Source: C Ford
Cleaners at Soas, University of London held a protest at the institution’s Bloomsbury campus on 4 July as governors met to consider options over its cleaning service.
Those working for private cleaning firms at the college are calling to be brought in-house, saying they do not receive the same pension rights, sick pay or holiday entitlement as the university’s main workforce.
They were joined by students, trade unionists and anti-poverty activists, who argue Soas should improve employments rights and working conditions for Latin American cleaners given its support for human rights in the region.
Lenin Escudero, a cleaner at Soas, said: “I have given part of my daily working life to keep this university clean, so that its students and employees feel comfortable to study and do their jobs. Yet my work has never been recognised and respected.”
The cleaners are also urging the governors to employ them as part of the direct workforce so they enjoy the same pension rights as other staff, and equal holidays.
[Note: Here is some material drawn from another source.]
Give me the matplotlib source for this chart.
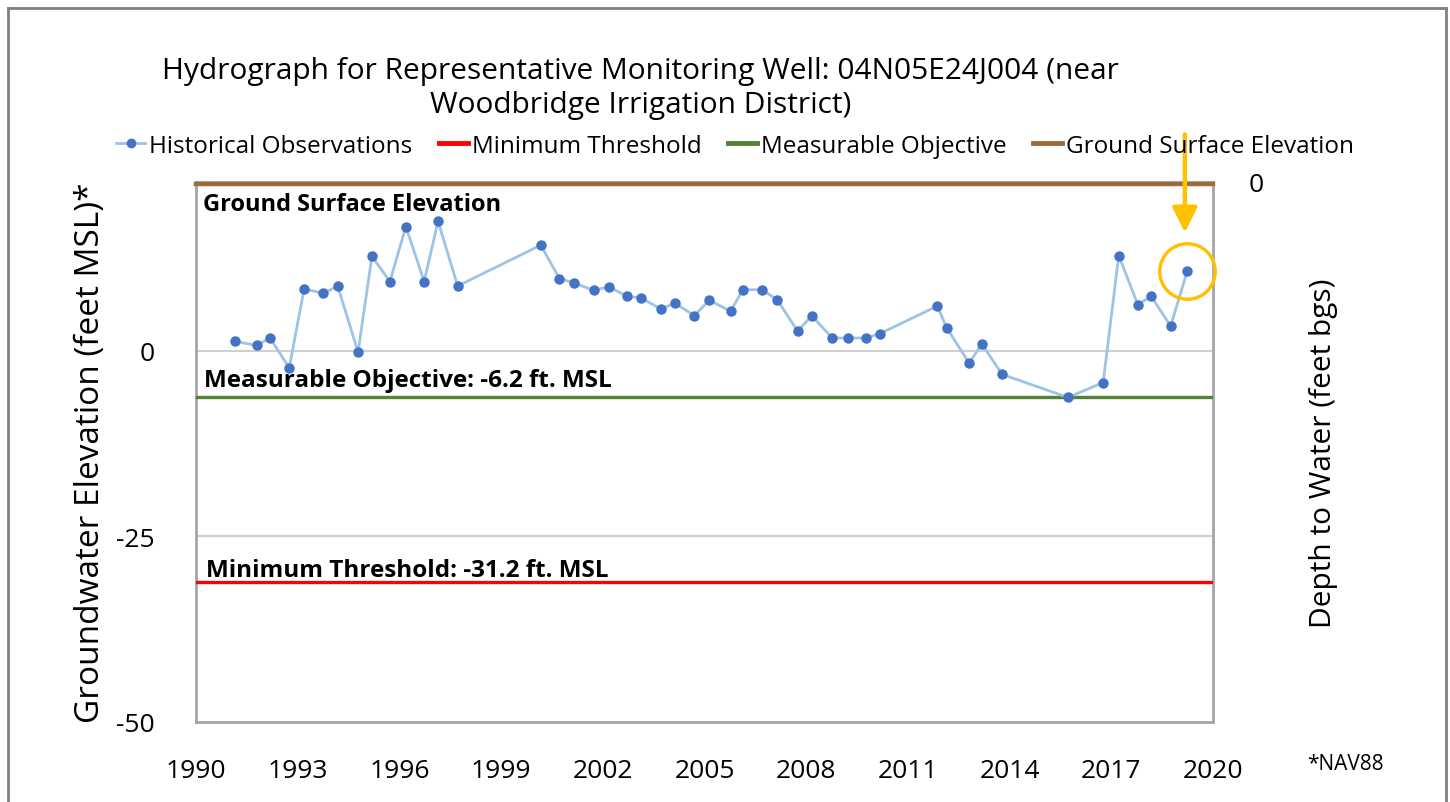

Demonstrators claim the vast majority of contracted employees who fall ill receive only statutory sick pay, which gives them nothing for the first three days off duty and from the fourth successive day’s absence just £85.85 a week in state welfare payments.
But, should direct Soas employees become sick during the first three months into their jobs, they get up to two weeks’ full pay, the campaigners claim.
Governors at the meeting looked at a range of options regarding the provision of cleaning and other services, including moving services in-house, with different options costing an additional £0.9 million to £1.7 million a year.
It voted to “actively pursue” the creation of a shared services company with other University of London colleges.